A vivid demonstration of the conflation of gender and genre in the criticism levelled against the CAA from outside can be found in F.R. Scott’s poem “The Canadian Authors Meet.” In it he pokes vicious fun at the “poetesses” of the CAA personified by one “Miss Crochet” whose “muse has failed to function” and characterized en masse as “virgins of sixty who still write of passion.”48 Gerson notes that it is no surprise that Scott would choose to ridicule the CAA in this highly gendered way at a moment in time when it was increasingly dominated by women and aligned in the eyes of young academic critics with sentimental styles and subject matter primarily identified as female.49 A parallel although less public example of the subjection of the CAA to ridicule by virtue of its association with women writers can be found in the incident described in the next chapter of “a ‘rare night at Arts and Letters monthly dinner’ featuring ‘a debate in burlesque’ on a resolution to abolish the Canadian Authors Association and about women as authors” at which “Doug Hallam, in drag” impersonated recent CAA honouree Nellie McClung.50

What, then, were members of the CAA to do if they wished to remain personally and institutionally relevant in the face of such criticism?
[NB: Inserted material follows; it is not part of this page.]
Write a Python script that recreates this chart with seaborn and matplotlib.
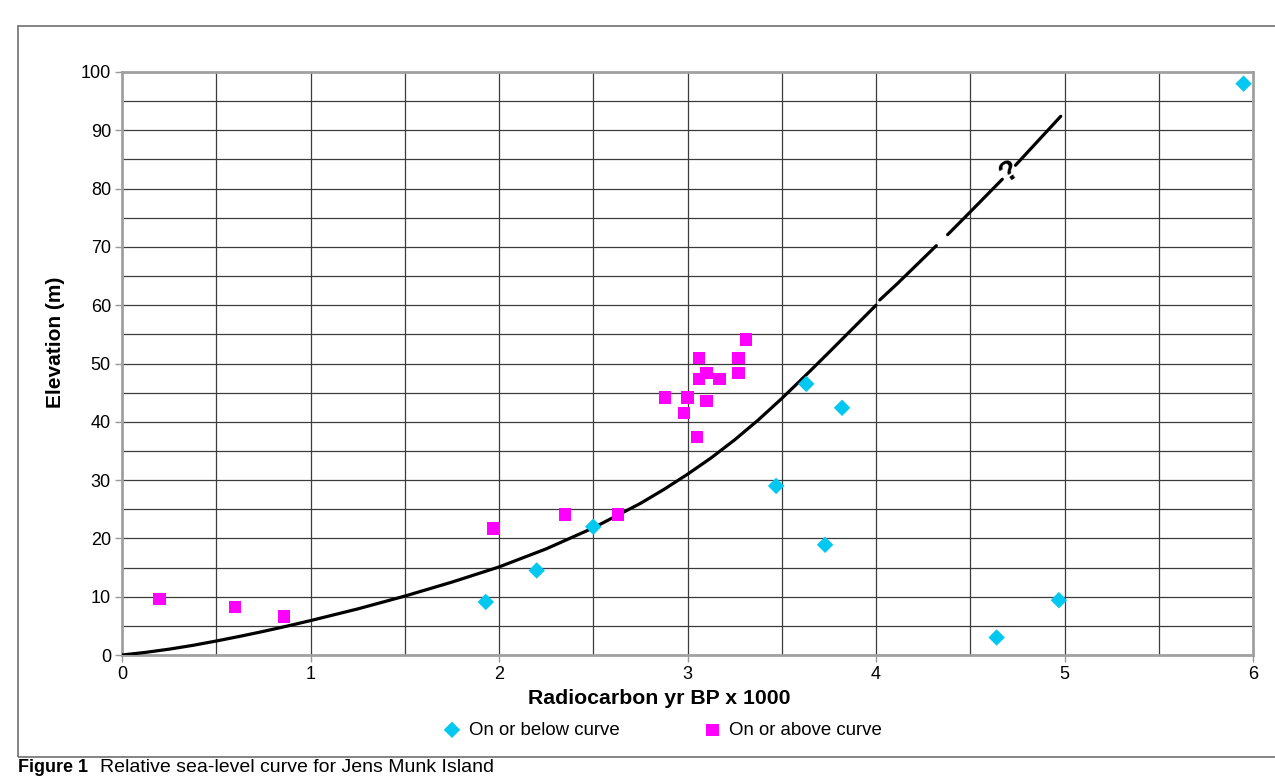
import pandas as pd
import seaborn as sns
import matplotlib.pyplot as plt
from matplotlib.patches import Rectangle

# data (x in radiocarbon yr BP / 1000, y in m)
below_x = [1.93, 2.20, 2.50, 3.47, 3.63, 3.73, 3.82, 4.64, 4.97, 5.95]
below_y = [9.1, 14.5, 22.0, 29.0, 46.5, 18.9, 42.4, 3.0, 9.4, 98.0]

above_x = [0.20, 0.60, 0.86, 1.97, 2.35, 2.63, 2.88, 3.00, 2.98, 3.05,
           3.10, 3.06, 3.06, 3.10, 3.17, 3.27, 3.27, 3.31]
above_y = [9.6, 8.2, 6.6, 21.7, 24.1, 24.1, 44.2, 44.2, 41.5, 37.4,
           43.6, 50.9, 47.3, 48.4, 47.3, 50.9, 48.4, 54.1]

# sea-level curve, broken into pieces where the drawn line has gaps
curve_x = [0, 0.125, 0.25, 0.375, 0.5, 0.625, 0.75, 0.875, 1.0, 1.25, 1.5,
           1.75, 2.0, 2.25, 2.5, 2.75, 2.875, 3.0, 3.125, 3.25, 3.375, 3.5,
           3.625, 3.75, 3.875, 4.0,
           4.02, 4.11, 4.32,
           4.38, 4.5, 4.67,
           4.74, 4.98]
curve_y = [0, 0.45, 1.0, 1.65, 2.4, 3.2, 4.05, 4.95, 5.9, 7.9, 10.1,
           12.5, 15.1, 18.2, 21.8, 26.0, 28.4, 31.0, 33.8, 36.9, 40.3, 44.0,
           47.9, 51.9, 55.95, 60.0,
           60.9, 63.6, 70.2,
           72.1, 76.0, 81.6,
           84.0, 92.4]
curve_piece = [0] * 26 + [1] * 3 + [2] * 3 + [3] * 2

x_ticks = [0, 1, 2, 3, 4, 5, 6]
y_ticks = [0, 10, 20, 30, 40, 50, 60, 70, 80, 90, 100]

below = pd.DataFrame({'age': below_x, 'elev': below_y})
above = pd.DataFrame({'age': above_x, 'elev': above_y})
curve = pd.DataFrame({'age': curve_x, 'elev': curve_y, 'piece': curve_piece})

sns.set_style('white')
plt.rcParams['font.family'] = ['Liberation Sans', 'DejaVu Sans']
plt.rcParams['text.color'] = 'black'

fig = plt.figure(figsize=(12.75, 7.77), dpi=100)
ax = fig.add_axes([122 / 1275, 1 - 655 / 777, 1131 / 1275, 583 / 777])

# grid every 0.5 / 5 units
for gx in [i * 0.5 for i in range(1, 12)]:
    ax.axvline(gx, color='#3c3c3c', lw=0.9, zorder=0)
for gy in range(5, 100, 5):
    ax.axhline(gy, color='#3c3c3c', lw=0.9, zorder=0)

sns.lineplot(data=curve, x='age', y='elev', units='piece', estimator=None,
             sort=False, color='black', lw=2.3, ax=ax, zorder=3)
ax.text(4.705, 82.9, '?', rotation=35, fontsize=21, fontweight='bold',
        ha='center', va='center', color='black', zorder=4)

sns.scatterplot(data=below, x='age', y='elev', marker='D', s=70,
                color='#00C8F0', edgecolor='none', label='On or below curve',
                ax=ax, zorder=5, clip_on=False)
sns.scatterplot(data=above, x='age', y='elev', marker='s', s=80,
                color='#FF00FF', edgecolor='none', label='On or above curve',
                ax=ax, zorder=5, clip_on=False)

ax.set_xlim(0, 6)
ax.set_ylim(0, 100)
ax.set_xticks(x_ticks)
ax.set_yticks(y_ticks)
ax.tick_params(axis='both', labelsize=13, length=5, width=1, color='#999999',
               labelcolor='black', direction='out', pad=3,
               left=True, bottom=True)
for sp in ax.spines.values():
    sp.set_color('#a0a0a0')
    sp.set_linewidth(2)

ax.set_xlabel('Radiocarbon yr BP x 1000', fontsize=15.3, fontweight='bold',
              color='black')
ax.set_ylabel('Elevation (m)', fontsize=15, fontweight='bold', color='black')
ax.xaxis.set_label_coords(0.475, -0.058)
ax.yaxis.set_label_coords(-0.05, 0.537)

ax.legend(loc='center', bbox_to_anchor=(0.477, -0.129), ncol=2,
          frameon=False, fontsize=13.4, columnspacing=4.4,
          handletextpad=0.3, handlelength=1.2)

# outer frame and caption
fig.add_artist(Rectangle((18 / 1275, 1 - 757 / 777), 1.1, 731 / 777,
                         transform=fig.transFigure, fill=False,
                         edgecolor='#707070', lw=1.2, clip_on=False))
fig.text(18 / 1275, 1 / 777, 'Figure 1', fontsize=13,
         fontweight='bold', va='bottom', ha='left')
fig.text(100 / 1275, 1 / 777,
         'Relative sea-level curve for Jens Munk Island',
         fontsize=14, va='bottom', ha='left')

fig.savefig('out.png', dpi=100)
One strategy would have been to reform the CAA, sweeping away the old guard, in particular the senior women and the writers and supporters of sentimental fiction and verse whose presence made the ridicule of Scott and others resonate, and to draw in up-and-coming young writers who were increasingly garnering acclaim with gritty, realist fiction or experimental poems. This, I would argue, was the course adopted by Deacon.
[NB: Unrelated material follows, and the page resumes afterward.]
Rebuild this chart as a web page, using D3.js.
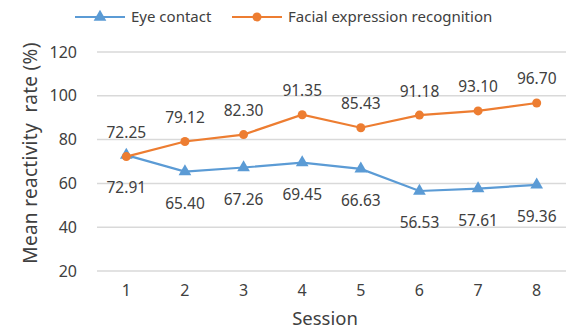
<!DOCTYPE html>
<html>
<head>
<meta charset="utf-8">
<script src="https://cdn.jsdelivr.net/npm/d3@7"></script>
<style>
  body { margin: 0; background: #fff; }
  svg { display: block; font-family: "Noto Sans", sans-serif; }
</style>
</head>
<body>
<div class="chart"></div>
<script>

// data
var sessions = [1, 2, 3, 4, 5, 6, 7, 8];
var eyeContact = [72.91, 65.40, 67.26, 69.45, 66.63, 56.53, 57.61, 59.36];
var facialRecognition = [72.25, 79.12, 82.30, 91.35, 85.43, 91.18, 93.10, 96.70];
var yTicks = [20, 40, 60, 80, 100, 120];

var seriesNames = ["Eye contact", "Facial expression recognition"];
var colors = ["#5B9BD5", "#ED7D31"];

var width = 571, height = 332;
var margin = {top: 52, right: 5, bottom: 61, left: 97};

var svg = d3.select(".chart")
	.append("svg")
	.attr("width", width)
	.attr("height", height);

var x = d3.scaleBand()
	.domain(sessions)
	.range([margin.left, width - margin.right]);

var y = d3.scaleLinear()
	.domain([20, 120])
	.range([height - margin.bottom, margin.top]);

// horizontal grid
svg.append("g")
	.selectAll("line")
	.data(yTicks)
	.join("line")
	.attr("x1", margin.left)
	.attr("x2", width - margin.right)
	.attr("y1", d => y(d))
	.attr("y2", d => y(d))
	.attr("stroke", "#d9d9d9")
	.attr("stroke-width", 1.5);

// y tick labels
svg.append("g")
	.selectAll("text")
	.data(yTicks)
	.join("text")
	.attr("x", 77)
	.attr("y", d => y(d))
	.attr("dy", "0.35em")
	.attr("text-anchor", "end")
	.attr("fill", "#404040")
	.style("font-size", "16px")
	.text(d => d);

// x tick labels
svg.append("g")
	.selectAll("text")
	.data(sessions)
	.join("text")
	.attr("x", d => x(d) + x.bandwidth() / 2)
	.attr("y", 296)
	.attr("text-anchor", "middle")
	.attr("fill", "#404040")
	.style("font-size", "16px")
	.text(d => d);

// axis titles
svg.append("text")
	.attr("x", 325)
	.attr("y", 325)
	.attr("text-anchor", "middle")
	.attr("fill", "#404040")
	.style("font-size", "18.5px")
	.text("Session");

svg.append("text")
	.attr("transform", "translate(30," + 153 + ") rotate(-90)")
	.attr("dy", "0.35em")
	.attr("text-anchor", "middle")
	.attr("fill", "#404040")
	.style("font-size", "19px")
	.style("letter-spacing", "0.3px")
	.style("white-space", "pre")
	.text("Mean reactivity  rate (%)");

var line = d3.line()
	.x((d, i) => x(sessions[i]) + x.bandwidth() / 2)
	.y(d => y(d));

var triangle = d3.symbol().type(d3.symbolTriangle).size(70);

// eye contact
svg.append("path")
	.datum(eyeContact)
	.attr("fill", "none")
	.attr("stroke", colors[0])
	.attr("stroke-width", 2.2)
	.attr("d", line);

svg.append("g")
	.selectAll("path")
	.data(eyeContact)
	.join("path")
	.attr("d", triangle)
	.attr("transform", (d, i) => "translate(" + (x(sessions[i]) + x.bandwidth() / 2) + "," + y(d) + ")")
	.attr("fill", colors[0]);

// facial expression recognition
svg.append("path")
	.datum(facialRecognition)
	.attr("fill", "none")
	.attr("stroke", colors[1])
	.attr("stroke-width", 2.2)
	.attr("d", line);

svg.append("g")
	.selectAll("circle")
	.data(facialRecognition)
	.join("circle")
	.attr("cx", (d, i) => x(sessions[i]) + x.bandwidth() / 2)
	.attr("cy", d => y(d))
	.attr("r", 4.5)
	.attr("fill", colors[1]);

// data labels: facial above, eye contact below
svg.append("g")
	.selectAll("text")
	.data(facialRecognition)
	.join("text")
	.attr("x", (d, i) => x(sessions[i]) + x.bandwidth() / 2)
	.attr("y", d => y(d) - 24)
	.attr("dy", "0.35em")
	.attr("text-anchor", "middle")
	.attr("fill", "#404040")
	.style("font-size", "15.5px")
	.text(d => d.toFixed(2));

svg.append("g")
	.selectAll("text")
	.data(eyeContact)
	.join("text")
	.attr("x", (d, i) => x(sessions[i]) + x.bandwidth() / 2)
	.attr("y", d => y(d) + 32)
	.attr("dy", "0.35em")
	.attr("text-anchor", "middle")
	.attr("fill", "#404040")
	.style("font-size", "15.5px")
	.text(d => d.toFixed(2));

// legend
var legend = svg.append("g");
var legendX = [75, 232];

seriesNames.forEach(function(name, i) {
	var g = legend.append("g").attr("transform", "translate(" + legendX[i] + ",17)");
	g.append("line")
		.attr("x1", 0).attr("x2", 50)
		.attr("stroke", colors[i])
		.attr("stroke-width", 2.2);
	if (i === 0) {
		g.append("path")
			.attr("d", triangle)
			.attr("transform", "translate(25,0)")
			.attr("fill", colors[i]);
	} else {
		g.append("circle")
			.attr("cx", 25)
			.attr("r", 4.5)
			.attr("fill", colors[i]);
	}
	g.append("text")
		.attr("x", 56)
		.attr("dy", "0.35em")
		.attr("fill", "#404040")
		.style("font-size", "15px")
		.text(name);
});

</script>
</body>
</html>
Deacon’s biographers Clara Thomas and John Lennox indicate that, upon becoming president of the Toronto branch of the CAA in 1937, he “had several objectives for the reconstruction of the branch which was then, he thought, part of a ‘pretty dead organization,’” including “the consolidation and increase of membership, particularly of young writers” and “the creation of a new sense of purpose and direction.” Further, they note, “As his term continued he was more and more apprehensive of the inhibiting effect of what he called the Old Guard – Pelham Edgar, W.G. Hardy, B.K. Sandwell – on the association’s ability to change and adapt.”51 Deacon’s correspondence suggests that his plans to divest the old guard of their power were speedily put into motion. In a letter dated 7 October 1937 to a young male writer who had been critical of the CAA, Deacon attempted to persuade him to join by taking the following tack. He conceded that “there are maiden ladies in the membership” but signalled that that might shortly change in that a “palace revolution is going on at the present moment” whereby “older people of established fame are standing aside for those in mid-career.”52 Montgomery was not Deacon’s only target, but it seems clear that pushing her out of the executive in 1938 was part of a strategy to steer the CAA away from its identification with popular, and sentimental, and Victorian literature, in effect to de-feminize it in a bid to curry favour with a new guard, and to thereby protect Deacon’s position in the vanguard of Canadian literary criticism.

I would argue too that, in so doing, Deacon was not merely propagating his own literary tastes but also in some measure covering what he perceived to be his deficiencies. Thomas and Lennox note that, although “Deacon consistently denigrated [Montgomery and Connor] for their sentimental optimism, his own fantasies about Canada and Canadians . . . ran on the same track”; even though he championed Callaghan and other controversial young writers, “he was never as radical in his literary opinions as he thought himself to be.” In particular, “he always remained somewhat baffled by the work of the modernist poets and more than a little defensive about all poets and critics he felt to be of the academic world.”53 That defensiveness may account for the vehemence with which he denigrated Montgomery and threw in his lot with her realist and modernist critics. Perhaps just as Deacon had become an emblem for Montgomery of the forces conspiring to push her hard-won literary reputation into decline, she had become an emblem for him of the literary past that had to be cut loose for Canadian literature, and for himself as its most prominent booster and critic, to thrive. Hence their seemingly out of proportion antipathy to one another.

Montgomery’s involvement with the CAA was just one part of her literary life in Toronto, but it serves as an effective lens to magnify and sharpen our understanding of the forces at play in the decline of her critical reputation in the latter part of her career, a central aspect of her Toronto years. For those familiar with Montgomery’s personal story, and for those who value her work, it is heartbreaking to contemplate her having to confront those forces in the midst of all of the other difficulties she endured in the final years of her life. As Rubio notes, “Once her critical descent started, Maud’s loss of status would continue steadily until her death. Not until near the end of the twentieth century, long after she was dead, would literary critics dismantle and discredit the norms that the entire generation of academic critics had worked so hard to establish in the 1930s, norms that pushed popular fiction – and almost all women’s writing – completely out of the canon and off the map of literary culture.”54 But Montgomery’s resurgence would eventually occur, and a fuller understanding of the literary landscape including the gender and genre politics of her time assists in making sense of the trajectory of her career and of the evolution of her posthumous reputation.